The iPhone doesn’t exist. The word “app” means something you fill out for a job, and Facebook hasn’t yet escaped American universities.
It’s MSN Messenger, Myspace, and BlackBerry keyboards all the way.
Against the backdrop of early broadband and corporate bravado, twentysomething council estate boy Daniel Carter lands the job of a lifetime — an expat posting to Singapore with all the trimmings: five-star hotels, rooftop bars, tax-free bonuses, and a view that makes you forget how far you’ve fallen into moral quicksand.
Climbing the greasy corporate pole means learning fast — brown envelopes change hands, and knives find backs. Every handshake hides a threat. Every meeting’s a trap. The higher Daniel climbs, the clearer it becomes that survival in this world isn’t about competence — it’s about cunning.
When he’s finally betrayed by his friends and framed by HR, Daniel’s spectacular rise turns into an even faster fall from grace.
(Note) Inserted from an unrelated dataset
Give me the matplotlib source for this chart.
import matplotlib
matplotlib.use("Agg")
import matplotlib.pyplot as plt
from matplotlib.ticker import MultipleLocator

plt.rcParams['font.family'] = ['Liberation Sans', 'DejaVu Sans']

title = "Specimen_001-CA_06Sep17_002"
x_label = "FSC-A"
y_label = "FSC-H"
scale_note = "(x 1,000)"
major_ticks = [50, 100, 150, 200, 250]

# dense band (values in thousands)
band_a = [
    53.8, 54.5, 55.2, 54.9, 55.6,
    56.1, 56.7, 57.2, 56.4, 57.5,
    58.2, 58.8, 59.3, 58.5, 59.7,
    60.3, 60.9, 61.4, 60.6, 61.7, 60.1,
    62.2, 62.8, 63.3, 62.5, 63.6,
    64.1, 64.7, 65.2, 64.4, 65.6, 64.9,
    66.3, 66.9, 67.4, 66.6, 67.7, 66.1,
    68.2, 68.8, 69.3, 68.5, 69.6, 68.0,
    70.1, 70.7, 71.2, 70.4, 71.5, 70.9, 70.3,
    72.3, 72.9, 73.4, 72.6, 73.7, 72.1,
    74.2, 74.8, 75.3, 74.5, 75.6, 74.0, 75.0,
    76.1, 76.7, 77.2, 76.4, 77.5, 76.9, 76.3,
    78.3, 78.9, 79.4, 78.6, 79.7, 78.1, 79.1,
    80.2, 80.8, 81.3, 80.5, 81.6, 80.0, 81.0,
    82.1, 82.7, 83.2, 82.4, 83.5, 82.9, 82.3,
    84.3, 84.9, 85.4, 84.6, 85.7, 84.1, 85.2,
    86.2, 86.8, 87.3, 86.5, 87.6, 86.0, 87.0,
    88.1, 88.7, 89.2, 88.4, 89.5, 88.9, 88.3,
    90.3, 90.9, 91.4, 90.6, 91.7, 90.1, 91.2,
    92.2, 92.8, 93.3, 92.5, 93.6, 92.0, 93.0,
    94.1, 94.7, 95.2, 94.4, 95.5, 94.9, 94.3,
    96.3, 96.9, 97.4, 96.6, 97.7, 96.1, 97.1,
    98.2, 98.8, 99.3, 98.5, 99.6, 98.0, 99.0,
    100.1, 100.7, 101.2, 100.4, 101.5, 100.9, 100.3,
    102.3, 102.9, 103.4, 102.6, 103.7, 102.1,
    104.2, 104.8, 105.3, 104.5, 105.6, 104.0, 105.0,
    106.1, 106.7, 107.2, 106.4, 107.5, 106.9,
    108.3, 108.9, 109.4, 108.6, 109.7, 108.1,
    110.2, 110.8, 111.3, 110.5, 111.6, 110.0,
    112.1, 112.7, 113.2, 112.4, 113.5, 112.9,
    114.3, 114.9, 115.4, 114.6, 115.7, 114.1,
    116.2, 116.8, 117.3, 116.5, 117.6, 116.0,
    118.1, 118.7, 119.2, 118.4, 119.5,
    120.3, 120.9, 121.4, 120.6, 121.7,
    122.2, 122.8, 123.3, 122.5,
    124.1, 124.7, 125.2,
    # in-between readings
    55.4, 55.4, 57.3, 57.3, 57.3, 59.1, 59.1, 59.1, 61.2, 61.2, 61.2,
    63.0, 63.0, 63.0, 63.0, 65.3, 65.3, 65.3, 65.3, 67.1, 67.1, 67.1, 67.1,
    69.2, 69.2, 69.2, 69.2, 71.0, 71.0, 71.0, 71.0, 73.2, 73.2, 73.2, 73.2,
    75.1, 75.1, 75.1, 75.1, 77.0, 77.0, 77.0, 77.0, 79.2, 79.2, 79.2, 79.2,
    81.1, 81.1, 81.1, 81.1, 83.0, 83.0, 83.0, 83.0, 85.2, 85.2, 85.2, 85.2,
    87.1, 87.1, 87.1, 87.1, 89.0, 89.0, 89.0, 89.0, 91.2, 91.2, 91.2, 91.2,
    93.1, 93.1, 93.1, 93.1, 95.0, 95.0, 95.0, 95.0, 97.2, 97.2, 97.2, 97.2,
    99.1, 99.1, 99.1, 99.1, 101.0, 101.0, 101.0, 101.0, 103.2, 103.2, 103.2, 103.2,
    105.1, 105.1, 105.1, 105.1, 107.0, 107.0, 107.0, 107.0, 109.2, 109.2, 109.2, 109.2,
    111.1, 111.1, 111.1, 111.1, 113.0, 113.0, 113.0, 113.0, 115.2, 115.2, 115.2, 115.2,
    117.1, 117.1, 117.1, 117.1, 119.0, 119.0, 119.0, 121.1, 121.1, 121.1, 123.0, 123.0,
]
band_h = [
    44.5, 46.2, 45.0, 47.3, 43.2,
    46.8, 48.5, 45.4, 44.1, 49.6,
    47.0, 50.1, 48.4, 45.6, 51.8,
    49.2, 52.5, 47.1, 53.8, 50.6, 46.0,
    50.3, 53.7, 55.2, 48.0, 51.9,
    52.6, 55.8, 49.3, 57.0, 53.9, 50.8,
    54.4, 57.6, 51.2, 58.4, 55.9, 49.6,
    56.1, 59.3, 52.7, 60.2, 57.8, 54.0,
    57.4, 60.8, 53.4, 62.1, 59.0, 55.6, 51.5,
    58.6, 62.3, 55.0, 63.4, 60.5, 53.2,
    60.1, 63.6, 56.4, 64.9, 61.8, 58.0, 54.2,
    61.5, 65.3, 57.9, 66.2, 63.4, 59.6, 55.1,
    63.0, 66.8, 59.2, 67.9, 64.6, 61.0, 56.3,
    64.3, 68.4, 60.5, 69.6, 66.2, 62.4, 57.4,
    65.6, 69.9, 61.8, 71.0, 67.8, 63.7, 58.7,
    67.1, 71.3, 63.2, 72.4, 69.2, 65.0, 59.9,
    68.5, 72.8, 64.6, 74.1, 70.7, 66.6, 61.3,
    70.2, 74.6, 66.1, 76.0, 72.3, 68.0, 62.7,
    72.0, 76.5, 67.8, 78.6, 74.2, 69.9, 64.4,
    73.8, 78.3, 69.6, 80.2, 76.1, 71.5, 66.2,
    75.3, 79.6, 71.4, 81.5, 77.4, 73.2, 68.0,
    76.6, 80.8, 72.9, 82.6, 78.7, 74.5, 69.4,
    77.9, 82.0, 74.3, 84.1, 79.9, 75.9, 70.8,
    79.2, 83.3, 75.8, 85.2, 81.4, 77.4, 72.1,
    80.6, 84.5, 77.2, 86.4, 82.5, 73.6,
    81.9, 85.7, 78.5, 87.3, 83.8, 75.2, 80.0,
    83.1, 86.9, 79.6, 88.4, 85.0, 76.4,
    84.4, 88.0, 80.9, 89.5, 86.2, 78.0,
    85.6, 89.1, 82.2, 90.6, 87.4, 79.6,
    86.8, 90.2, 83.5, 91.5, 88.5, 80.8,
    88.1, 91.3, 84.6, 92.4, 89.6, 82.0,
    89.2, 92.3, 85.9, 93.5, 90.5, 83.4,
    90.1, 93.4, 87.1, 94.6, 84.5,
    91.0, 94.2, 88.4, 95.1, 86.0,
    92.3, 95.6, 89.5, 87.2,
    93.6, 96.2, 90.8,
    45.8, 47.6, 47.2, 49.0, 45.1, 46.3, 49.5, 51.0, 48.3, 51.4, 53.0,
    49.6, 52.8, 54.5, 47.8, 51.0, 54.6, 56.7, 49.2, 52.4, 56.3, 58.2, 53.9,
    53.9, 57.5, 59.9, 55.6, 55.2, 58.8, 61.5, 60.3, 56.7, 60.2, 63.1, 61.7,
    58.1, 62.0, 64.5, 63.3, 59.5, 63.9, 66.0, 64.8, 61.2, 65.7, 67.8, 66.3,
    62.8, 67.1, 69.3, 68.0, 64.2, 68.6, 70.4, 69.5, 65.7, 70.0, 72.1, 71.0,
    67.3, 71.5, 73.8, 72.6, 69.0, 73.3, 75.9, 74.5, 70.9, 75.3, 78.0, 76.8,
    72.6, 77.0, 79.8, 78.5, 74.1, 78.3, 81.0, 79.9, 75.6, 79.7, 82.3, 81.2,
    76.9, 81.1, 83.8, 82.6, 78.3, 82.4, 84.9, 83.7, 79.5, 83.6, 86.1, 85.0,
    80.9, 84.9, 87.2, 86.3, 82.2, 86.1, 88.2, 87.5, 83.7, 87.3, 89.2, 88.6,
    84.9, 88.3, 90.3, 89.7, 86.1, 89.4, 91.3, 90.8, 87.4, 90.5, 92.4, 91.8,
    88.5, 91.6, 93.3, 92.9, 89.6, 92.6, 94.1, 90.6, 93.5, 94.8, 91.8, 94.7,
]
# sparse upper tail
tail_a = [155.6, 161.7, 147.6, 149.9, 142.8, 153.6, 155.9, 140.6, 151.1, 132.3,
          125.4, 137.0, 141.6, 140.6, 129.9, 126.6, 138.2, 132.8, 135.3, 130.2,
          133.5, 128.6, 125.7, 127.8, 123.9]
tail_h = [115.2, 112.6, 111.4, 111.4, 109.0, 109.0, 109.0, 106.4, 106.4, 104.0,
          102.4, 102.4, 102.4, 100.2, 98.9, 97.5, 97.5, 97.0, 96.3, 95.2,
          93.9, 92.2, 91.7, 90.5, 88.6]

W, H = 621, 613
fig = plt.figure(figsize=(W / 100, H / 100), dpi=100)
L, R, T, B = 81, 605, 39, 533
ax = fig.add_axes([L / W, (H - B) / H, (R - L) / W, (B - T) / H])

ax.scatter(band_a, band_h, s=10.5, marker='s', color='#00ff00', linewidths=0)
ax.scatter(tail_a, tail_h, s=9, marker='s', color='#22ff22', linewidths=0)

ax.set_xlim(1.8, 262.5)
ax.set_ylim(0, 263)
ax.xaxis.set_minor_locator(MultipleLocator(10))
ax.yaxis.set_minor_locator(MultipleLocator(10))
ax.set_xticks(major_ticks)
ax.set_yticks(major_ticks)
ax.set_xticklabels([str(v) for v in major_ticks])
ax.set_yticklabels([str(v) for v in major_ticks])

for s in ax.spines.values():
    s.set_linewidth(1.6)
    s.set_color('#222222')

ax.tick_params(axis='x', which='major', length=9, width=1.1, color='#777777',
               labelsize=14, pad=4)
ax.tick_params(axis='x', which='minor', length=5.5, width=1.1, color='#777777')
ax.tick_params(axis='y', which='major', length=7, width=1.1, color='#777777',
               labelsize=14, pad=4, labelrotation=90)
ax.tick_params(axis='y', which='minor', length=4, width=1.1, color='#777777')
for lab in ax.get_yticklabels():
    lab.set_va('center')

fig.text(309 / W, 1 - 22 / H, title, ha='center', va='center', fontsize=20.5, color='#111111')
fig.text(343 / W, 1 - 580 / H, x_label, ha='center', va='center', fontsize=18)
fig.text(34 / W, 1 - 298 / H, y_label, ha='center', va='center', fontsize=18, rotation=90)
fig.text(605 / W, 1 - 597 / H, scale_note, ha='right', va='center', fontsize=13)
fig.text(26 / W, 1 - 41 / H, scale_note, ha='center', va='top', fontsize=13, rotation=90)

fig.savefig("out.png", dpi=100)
Everything’s gone: the job, the apartment, the reputation. For most people, that would be the end. But Daniel Carter is not most people. Because while the bank thought they were shutting the door on a disposable employee, they didn’t realise they were dealing with a man who thinks twenty steps ahead in every direction, with a memory like a database — and who kept every receipt.
What follows is a razor-edged journey from the trading floors of Singapore to the glass towers of London — a war of emails, egos, and exquisite revenge. The kind of war fought not with guns, but with evidence, silence, and perfect timing.
Because when the odds are stacked against you, and you need to make withdrawals from the Royal Bank of Karma, you’d better hope you’ve been keeping the account in credit.
The Royal Bank of Karma is a darkly funny corporate revenge thriller that slices through the glossy façade of global banking to reveal the greed, betrayal, and absurdity underneath. It’s a story of ambition, manipulation, and one man’s meticulous campaign to turn his firing into everyone else’s funeral.